To make use of this right, we must accept as given that man
can both know and will. “…without them
there is no hope of recovery.” Man must
know and will if he is to recover from what Weaver describes as a “falsified
picture of the world.”
Once man has regained sufficient
humility to confess that ideals have been dishonored and that his condition is
a reproach, one obstruction has been removed.
And what a huge obstruction this is. Yet this is precisely why I see that
Christianity must be at the fore of this.
Christianity can speak authoritatively about man’s condition;
Christianity has an institution behind it, and institution with great reach.
But first, modern Christianity must also regain “sufficient
humility to confess that ideals have been dishonored….” As I am writing this on the weekend of the
first time Palm Sunday has been cancelled, well you can imagine my concern. And here I thought things were bad enough
when Christians fought amongst each other on the most esoteric theological
points, all the while supporting the warmongering of the state.
In any case, it is not merely a case of teaching
virtue. As N. T. Wright offered during
his Gifford Lectures: “To be an image-bearer is more than just behavior;
otherwise we put the knowledge of good and evil before the knowledge of God.” Weaver writes that teaching virtue is futile
without an underpinning of a metaphysic.
That there is a world of ought,
that the apparent does not exhaust the real – these are so essential to the
very conception of improvement that it should be superfluous to mention them.
If this can be made plain, utilitarianism and pragmatism can
be sent packing. It is interesting to
note how the conversation has, in the last years, turned very much in this
direction. Man is in search of meaning.
Meaning hasn’t been found in the unimaginable material
riches of our world; it hasn’t been found in “if it feels good, do it”; it hasn’t
been found in the extreme individualism offered by grievance studies and social
justice. In fact, these have finally
made plain the lack of meaning in a life of randomly-smashing atoms.
With this as background, Weaver comes to the point: the last
metaphysical right. Noting that “our
side has been in retreat for four hundred years,” there is still one corner
left standing: that is the right of private property – shaken, but still
standing.
Before going further, my initial reaction to this: well,
that Weaver isn’t seeing what’s going on today, with taxes, central banking,
and now the shutting down of hundreds-of-thousands of businesses. Then I thought…he just came through all of
the depravations of World War Two and the private-property destroying great
depression and FDR. So, maybe I shouldn’t
be so presumptuous.
So, continuing on: all else has been swept away by
materialism. But why does Weaver
consider private property a metaphysical right?
It is metaphysical because it does not depend on any test of social usefulness.

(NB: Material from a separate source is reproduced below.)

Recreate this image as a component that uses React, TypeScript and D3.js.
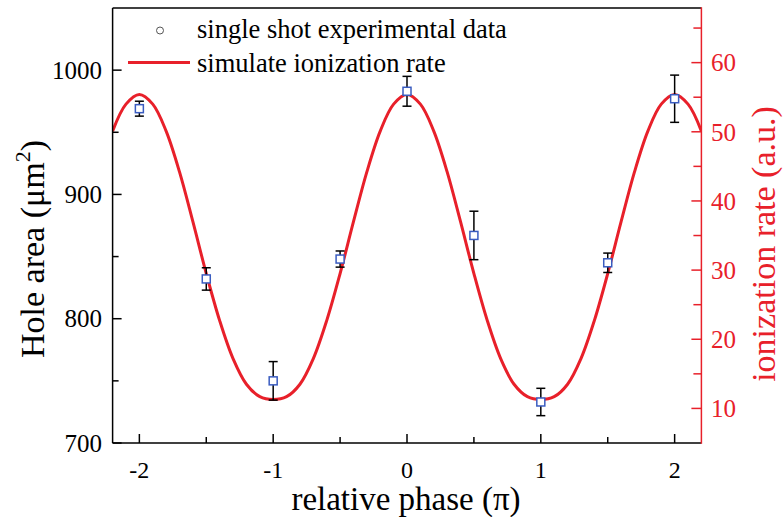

He does make at least one distinction: he does not include
in his view of private property that property brought on through what he
describes as “finance capitalism.” This,
he says, has done more to threaten property than anything conceived.
It is easy to see this if one is looking at the finance
capitalism enabled via central banking.
But Weaver goes further – not even making this distinction. He includes broadly large corporations, vast
and integrated: “…it requires but a slight step to transfer them to state
control.”
And aren’t we seeing exactly this? It is why small business is an enemy to the
state. It takes as much effort to
control the owner of a corner shoe store as it does to control the owner (or
board of directors or CEO) of a multi-billion-dollar global enterprise. Yet, through which one can government
exercise more control?
Weaver looks, instead, to property that is controlled via
individual responsibility. In such a
case, a man makes his virtue an active principle: it is his name on the
product, on the storefront, behind the service.
It is his craftsmanship that is judged.
He is one who can stand on his own feet, something not
possible to those trained in the minute specializations required to support
vast enterprises. He is one who has a
sense of honor due to his natural connection to his personal property,
something rarely possible to employee #10490.
He is one who stood behind quality, such that the medieval property
still stands, whereas modern property crumbles in a few decades.
And to this last point, can we really say that we are
growing richer? If a structure lasts
five-hundred years, as opposed to requiring twenty structures to each last
twenty-five years – a marked difference in quality – are we growing richer or
poorer?
Conclusion
So long as there is a single breach
in monism or pragmatism, the cause of values is not lost.
We are seeing many such breaches today. The actions by the corrupt governments of our
time are the proof of this. But it takes
men of property to enter the breach. As Trotsky
offered:
“In a country where the sole
employer is the State, opposition means death by slow starvation.”